From the presented plot, it is now evident that distinct clusters of states may necessitate varied interventions, such as implementing safety measures like road cushioning or enforcing more stringent traffic laws tailored to each group’s specific characteristics.
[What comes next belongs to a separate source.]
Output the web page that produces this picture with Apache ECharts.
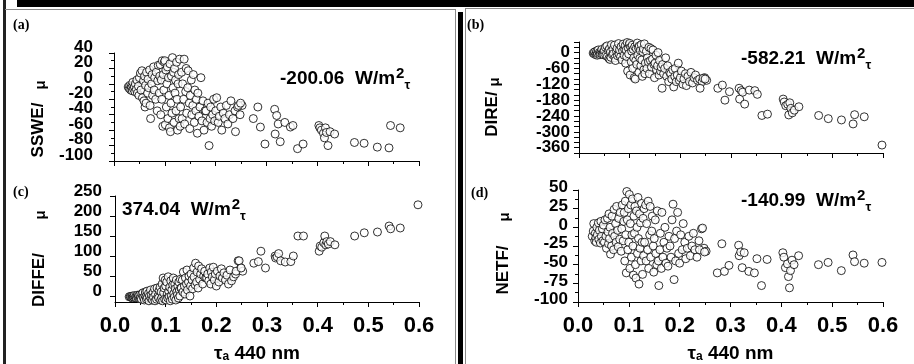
<!DOCTYPE html>
<html><head><meta charset="utf-8">
<script src="https://cdn.jsdelivr.net/npm/echarts@6/dist/echarts.min.js"></script>
<style>html,body{margin:0;padding:0;background:#fff}#c{width:914px;height:364px}</style>
</head><body><div id="c"></div>
<script>
// ---- data ----
const tauDense = [
 0.028,0.030,0.031,0.033,0.034,0.035,0.036,0.037,0.038,0.040,0.041,0.042,0.044,0.045,0.046,0.048,0.049,0.050,
 0.052,0.053,0.055,0.056,0.058,0.059,0.060,0.061,0.062,0.063,0.064,0.066,0.067,0.068,0.070,0.071,0.072,0.074,0.075,0.076,0.078,0.079,0.080,0.082,0.083,0.085,0.086,0.087,0.089,0.090,
 0.091,0.092,0.093,0.094,0.095,0.096,0.097,0.098,0.099,0.100,0.101,0.102,0.103,0.104,0.105,0.106,0.107,0.108,0.109,0.110,0.111,0.112,0.113,0.114,0.115,0.116,0.117,0.118,0.119,0.120,0.121,0.122,0.123,0.124,0.125,0.126,0.127,0.128,0.129,0.130,
 0.131,0.133,0.134,0.135,0.137,0.138,0.139,0.141,0.142,0.143,0.145,0.146,0.148,0.149,0.150,0.152,0.153,0.155,0.156,0.158,0.159,0.161,0.162,0.164,0.165,0.167,0.169,0.171,0.173,0.175,0.177,0.179,
 0.181,0.183,0.185,0.187,0.189,0.190,0.192,0.194,0.196,0.198,0.200,0.202,0.205,0.207,0.210,0.212,0.215,0.218,0.221,0.224,0.227,0.230,0.234,0.238,0.243,0.248,0.252
];
const tauSparse = [0.239,0.245,0.249,0.274,0.283,0.288,0.297,0.316,0.317,0.320,0.323,0.327,0.336,0.347,0.352,0.361,0.372,0.403,0.405,0.408,0.412,0.414,0.416,0.418,0.421,0.425,0.434,0.473,0.492,0.518,0.541,0.544,0.563,0.598];

const sswDense = [
 -4,-6,-2,-8,-3,-5,-9,2,-6,-4,-10,0,-7,5,-12,-3,-15,8,
 14,-8,17,-18,4,-22,10,-30,-2,-25,15,-12,6,-5,18,-28,-45,0,12,-15,22,-8,8,-20,15,-35,4,24,-12,10,
 25,-40,5,-20,30,-55,12,-8,28,30,-53,18,-30,0,22,-45,8,-15,-57,26,-62,-25,10,-38,34,-5,15,-50,20,-12,5,-35,28,-20,-60,0,12,-45,32,-55,
 -30,15,-45,0,-20,32,-52,-10,20,-38,-5,17,-25,-58,-15,5,-40,-28,12,-50,-8,-35,-20,-64,-12,-42,-30,8,-48,-22,-60,-35,
 -35,-50,-25,-80,-45,-30,-55,-40,-20,-48,-35,-18,-50,-42,-30,-60,-38,-45,-28,-52,-40,-22,-45,-35,-30,-40,-28
];
const sswSparse = [-62,-28,-25,-45,-30,-56,-78,-33,-65,-41,-52,-75,-50,-56,-54,-84,-78,-54,-57,-60,-64,-70,-57,-63,-80,-62,-65,-76,-77,-82,-83,-54,-57,-108];

const dirDense = [
 -2,-5,3,-8,-3,6,-10,-4,10,0,-8,-2,4,12,-6,2,-9,8,
 20,-10,25,-15,8,-22,14,-26,2,-18,30,-8,12,-4,28,-20,-30,5,16,-12,34,-6,10,-16,22,-28,6,32,-10,12,
 25,-40,10,-15,38,-70,18,-5,30,35,-85,20,-35,5,28,-60,12,-20,-95,22,-100,-30,15,-45,36,-10,20,-75,25,-22,8,-50,30,-28,-90,2,14,-65,33,-80,
 -40,5,-60,-20,-35,20,-80,-30,15,-55,-25,10,-45,-95,-40,-10,-65,-50,0,-85,-30,-70,-55,-135,-45,-80,-60,-20,-90,-50,-110,-75,
 -80,-100,-65,-130,-90,-60,-110,-85,-40,-105,-95,-70,-120,-100,-80,-125,-90,-110,-75,-115,-95,-85,-105,-100,-110,-95,-105
];
const dirSparse = [-135,-97,-100,-135,-123,-180,-148,-135,-176,-144,-150,-195,-142,-144,-158,-238,-233,-176,-187,-201,-196,-236,-190,-211,-228,-218,-205,-238,-250,-255,-270,-235,-243,-350];

const difDense = [
 -2,-1,-3,-4,0,-5,-2,-3,1,-4,-1,-5,2,-4,0,-6,3,-5,
 -8,5,8,-4,-10,2,10,-2,-8,12,-4,6,-12,0,15,-6,3,-10,8,-3,18,-12,4,-8,20,0,-5,14,22,-10,
 10,-5,30,-12,45,8,20,-8,40,25,-10,35,5,-5,48,12,-2,22,-12,38,0,15,-8,28,45,6,-3,30,18,-10,40,10,2,25,-5,35,15,0,42,20,
 20,40,10,60,25,5,45,30,65,15,35,50,0,25,55,40,18,70,48,28,82,35,60,20,75,42,55,68,30,50,62,45,
 45,55,38,70,30,60,48,72,40,55,25,62,35,50,68,45,58,40,52,30,65,38,48,55,88,70,62
];
const difSparse = [62,88,70,82,86,112,70,100,95,98,106,88,85,86,100,150,150,112,125,122,133,150,128,136,130,136,128,150,158,160,175,168,170,228];

const netDense = [
 -12,-5,5,-18,-8,-14,-20,0,-10,6,-16,-4,-21,8,-12,-2,-18,3,
 -20,10,-12,-28,12,-6,-22,18,-15,0,-36,-25,15,-8,-30,24,-12,5,-20,28,-4,-26,12,-16,20,-32,-2,30,-18,8,
 20,-45,35,-10,-61,48,10,-30,25,-20,44,-55,5,30,-40,-10,38,-25,-64,15,-8,28,-50,-68,22,0,-35,40,-15,-76,18,-28,6,-45,32,-20,-63,12,-38,25,
 -20,30,-45,5,-30,35,-55,-10,28,-40,-5,15,-25,-60,-15,10,-35,-50,22,-45,-78,-30,-8,-55,20,-40,-20,0,-48,-28,-52,-12,
 -25,-40,10,31,-70,-15,-45,-5,20,-35,-48,-10,-30,5,-20,-42,-28,-12,-38,-25,-8,-30,-40,-18,-2,-28,-32
];
const netSparse = [-30,-1,-33,-61,-22,-59,-51,-24,-38,-33,-54,-34,-59,-61,-42,-78,-43,-34,-40,-54,-49,-66,-81,-58,-44,-50,-38,-50,-47,-58,-37,-46,-48,-47];

// tick values (near-duplicate spacer values keep ECharts' min/max label check from hiding a real label)
const sswTicks = [-100,-99.99,-80,-60,-40,-20,0,20,39.99,40];
const diffTickLabels = [0,50,100,150,200,250];
const panelLetters = ['(a)','(b)','(c)','(d)'];
const yNames = ['SSWE/','DIRE/','DIFFE/','NETF/'];
const slopes = ['-200.06','-582.21','374.04','-140.99'];
const xName = ['τ','a',' 440 nm'];

// ---- chart ----
const FAM = '"Liberation Sans", Arial, sans-serif';
const chart = echarts.init(document.getElementById('c'), null, {renderer:'canvas'});

function pairs(t, v){ return t.map((x,i)=>[x, v[i]]); }
const allTau = tauDense.concat(tauSparse);
const intLabel = v => (Math.abs(v - Math.round(v)) > 0.001 ? '' : String(Math.round(v)));

const grids = [
  {left:114, top:53, width:305, height:108},
  {left:579, top:42, width:304, height:111},
  {left:115, top:196, width:304, height:107},
  {left:578, top:190, width:305, height:113}
];

function xAxis(gi, showLabels, shiftLeft){
  return {type:'value', gridIndex:gi, min:0, max:0.6, interval:0.1,
    axisLine:{onZero:false, lineStyle:{color:'#000', width:1}},
    axisTick:{show:true, inside:false, length:5, lineStyle:{color:'#000'}},
    minorTick:{show:true, splitNumber:2, length:3, lineStyle:{color:'#000'}},
    splitLine:{show:false}, minorSplitLine:{show:false},
    axisLabel:{show:showLabels, showMinLabel:true, showMaxLabel:true, formatter:v=>v.toFixed(1),
      fontFamily:FAM, fontWeight:'bold', fontSize:22, color:'#000', margin:13},
    name: showLabels ? '{t|'+xName[0]+'}{s|'+xName[1]+'}{t|'+xName[2]+'}' : '',
    nameLocation:'middle', nameGap:39,
    nameTextStyle:{padding:[0, shiftLeft||0, 0, 0],
      rich:{t:{fontFamily:FAM, fontWeight:'bold', fontSize:19, color:'#000', lineHeight:22, verticalAlign:'bottom'},
            s:{fontFamily:FAM, fontWeight:'bold', fontSize:12, color:'#000', lineHeight:12, verticalAlign:'bottom'}}}
  };
}
function yLabel(extra){ return Object.assign({fontFamily:FAM, fontWeight:'bold', fontSize:17, color:'#000', margin:8,
  showMinLabel:true, showMaxLabel:true, hideOverlap:false}, extra||{}); }
function yAxis(gi, cfg){
  return Object.assign({type:'value', gridIndex:gi,
    axisLine:{show:true, onZero:false, lineStyle:{color:'#000', width:1}},
    axisTick:{show:true, inside:false, length:5, lineStyle:{color:'#000'}},
    minorTick:{show:true, splitNumber:2, length:3, lineStyle:{color:'#000'}},
    splitLine:{show:false}, minorSplitLine:{show:false}
  }, cfg);
}

const yAxes = [
  yAxis(0, {min:-100, max:40, interval:20,
            axisTick:{show:true, inside:false, length:5, lineStyle:{color:'#000'}, customValues:sswTicks},
            axisLabel:yLabel({margin:21, verticalAlign:'bottom', lineHeight:12, customValues:sswTicks, formatter:intLabel})}),
  yAxis(1, {min:-380, max:40, interval:20, minorTick:{show:false},
            axisLabel:yLabel({margin:9, lineHeight:12, formatter:v=> (v%60===0 ? String(v) : '')})}),
  yAxis(2, {min:-15, max:250, minorTick:{show:false},
            axisTick:{show:true, inside:false, length:5, lineStyle:{color:'#000'}, customValues:diffTickLabels},
            axisLabel:yLabel({margin:13, verticalAlign:'bottom', lineHeight:9, customValues:diffTickLabels})}),
  yAxis(3, {min:-100, max:50, interval:25, axisLabel:yLabel({margin:10, verticalAlign:'bottom', lineHeight:5})})
];

const sets = [
  pairs(allTau, sswDense.concat(sswSparse)),
  pairs(allTau, dirDense.concat(dirSparse)),
  pairs(allTau, difDense.concat(difSparse)),
  pairs(allTau, netDense.concat(netSparse))
];

const series = sets.map((d,i)=>({type:'scatter', xAxisIndex:i, yAxisIndex:i, data:d, symbol:'circle', symbolSize:8,
  itemStyle:{color:'#fff', borderColor:'#000', borderWidth:1}, clip:true, silent:true}));

// decorative frame + texts
const G = [];
const gray = '#8a8a8a';
G.push({type:'rect', shape:{x:17,y:0,width:897,height:7}, style:{fill:'#000'}});
G.push({type:'rect', shape:{x:3,y:0,width:3,height:364}, style:{fill:'#222'}});
G.push({type:'line', shape:{x1:5,y1:9.5,x2:455,y2:9.5}, style:{stroke:gray, lineWidth:1}});
G.push({type:'line', shape:{x1:455.5,y1:9,x2:455.5,y2:364}, style:{stroke:gray, lineWidth:1}});
G.push({type:'rect', shape:{x:458,y:12,width:5,height:352}, style:{fill:'#000'}});
G.push({type:'line', shape:{x1:465.5,y1:8.5,x2:465.5,y2:364}, style:{stroke:gray, lineWidth:1}});
G.push({type:'line', shape:{x1:465,y1:8.5,x2:914,y2:8.5}, style:{stroke:gray, lineWidth:1}});

function txtStyle(text, size, weight, fam, extra){
  return Object.assign({text:text, fontSize:size, fontWeight:weight||'bold', fontFamily:fam||FAM, fill:'#000'}, extra||{});
}

const letterPos = [[13,25],[467,25],[13,192],[471,193]];
panelLetters.forEach((t,i)=>G.push({type:'text', x:letterPos[i][0], y:letterPos[i][1],
  style:txtStyle(t, 14, 'bold', '"Liberation Serif", "DejaVu Serif", serif', {verticalAlign:'middle'})}));

const yNamePos = [[38,130,41,85],[492,114,495,82],[39,280,41,215],[503,270,505,217]];
yNames.forEach((t,i)=>{
  const p = yNamePos[i];
  G.push({type:'text', x:p[0], y:p[1], rotation:Math.PI/2,
    style:txtStyle(t, 17, 'bold', FAM, {align:'center', verticalAlign:'middle'})});
  G.push({type:'text', x:p[2], y:p[3], rotation:Math.PI/2,
    style:txtStyle('μ', 15, 'bold', FAM, {align:'center', verticalAlign:'middle'})});
});

const annPos = [[280,79],[741,59],[122,210],[741,201]];
slopes.forEach((t,i)=>{
  const p = annPos[i];
  G.push({type:'text', x:p[0], y:p[1], style:{
    text:'{m|'+t+'  W/m}{s|2}{t|τ}', verticalAlign:'middle',
    rich:{
      m:{fontSize:19, fontWeight:'bold', fontFamily:FAM, fill:'#000', lineHeight:26, verticalAlign:'middle'},
      s:{fontSize:15, fontWeight:'bold', fontFamily:FAM, fill:'#000', lineHeight:8, verticalAlign:'top', padding:[0,0,0,1]},
      t:{fontSize:13, fontWeight:'bold', fontFamily:FAM, fill:'#000', lineHeight:18, verticalAlign:'bottom'}
    }}});
});

chart.setOption({
  animation:false,
  backgroundColor:'#fff',
  grid:grids,
  xAxis:[xAxis(0,false), xAxis(1,false), xAxis(2,true,20), xAxis(3,true,0)],
  yAxis:yAxes,
  series:series,
  graphic:G
});
</script></body></html>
Clustering on the dataset: Traffic Accidents and Vehicles (gas car)

Code
data = pd.read_csv('./Data/RoadAccident.csv')
column_datatypes = set()
for column in data.columns:
    column_datatypes.add(str(data[column].dtype))
X = data.drop(columns='Accident_Severity')
y = data['Accident_Severity']
numerical_features = list()
categorical_features = list()
for column in X.columns:
    # In the dataset we only have float and int64.
    if (data[column].dtype == 'float64' or data[column].dtype == 'int64'):
        numerical_features.append(column)
    # Categorical
    elif (data[column].dtype == 'object'):
        categorical_features.append(column)
data = X[numerical_features]
SS=StandardScaler()
X=pd.DataFrame(SS.fit_transform(data), columns=data.columns)
pca = PCA(n_components=2)
X_pca = pca.fit_transform(X)
principal_df = pd.DataFrame(data = X_pca, columns = ['PC1', 'PC2'])
kmeans = KMeans(n_clusters=5, n_init=15, max_iter=500, random_state=0)
clusters = kmeans.fit_predict(X)
centroids = kmeans.cluster_centers_
centroids_pca = pca.transform(centroids)
C:\Users\23898\anaconda\lib\site-packages\sklearn\base.py:464: UserWarning:

X does not have valid feature names, but PCA was fitted with feature names

Plot the clustering results both in 2-D and 3-D plot

plt.figure(figsize=(8,6))
plt.scatter(principal_df.iloc[:,0], principal_df.iloc[:,1], c=clusters, cmap="brg", s=40)
plt.scatter(x=centroids_pca[:,0], y=centroids_pca[:,1], marker="x", s=100, linewidths=3, color="black")
plt.title('PCA plot in 2D')
plt.xlabel('PC1')
plt.ylabel('PC2')
Text(0, 0.5, 'PC2')

pca = PCA(n_components=3)
components = pca.fit_transform(X)
import plotly.express as px
fig = px.scatter_3d(
    components, x=0, y=1, z=2, color=clusters, size=0.1*np.ones(len(X)), opacity = 1,
    title='PCA plot in 3D',
    labels={'0': 'PC 1', '1': 'PC 2', '2': 'PC 3'},
    width=650, height=500
)
fig.show()

In summary:

  1. Clustering is not distinctly visible in both 2-D and 3-D plots, primarily due to the extensive size of the dataset, leading to overlapping scatter plots. However, subsetting the dataset would improve visualization clarity.
  2. Utilizing clustering methods enables the categorization of the entire dataset into smaller groups, each representing distinct types of accidents. Subsequently, any of these groups can be selected for in-depth analysis.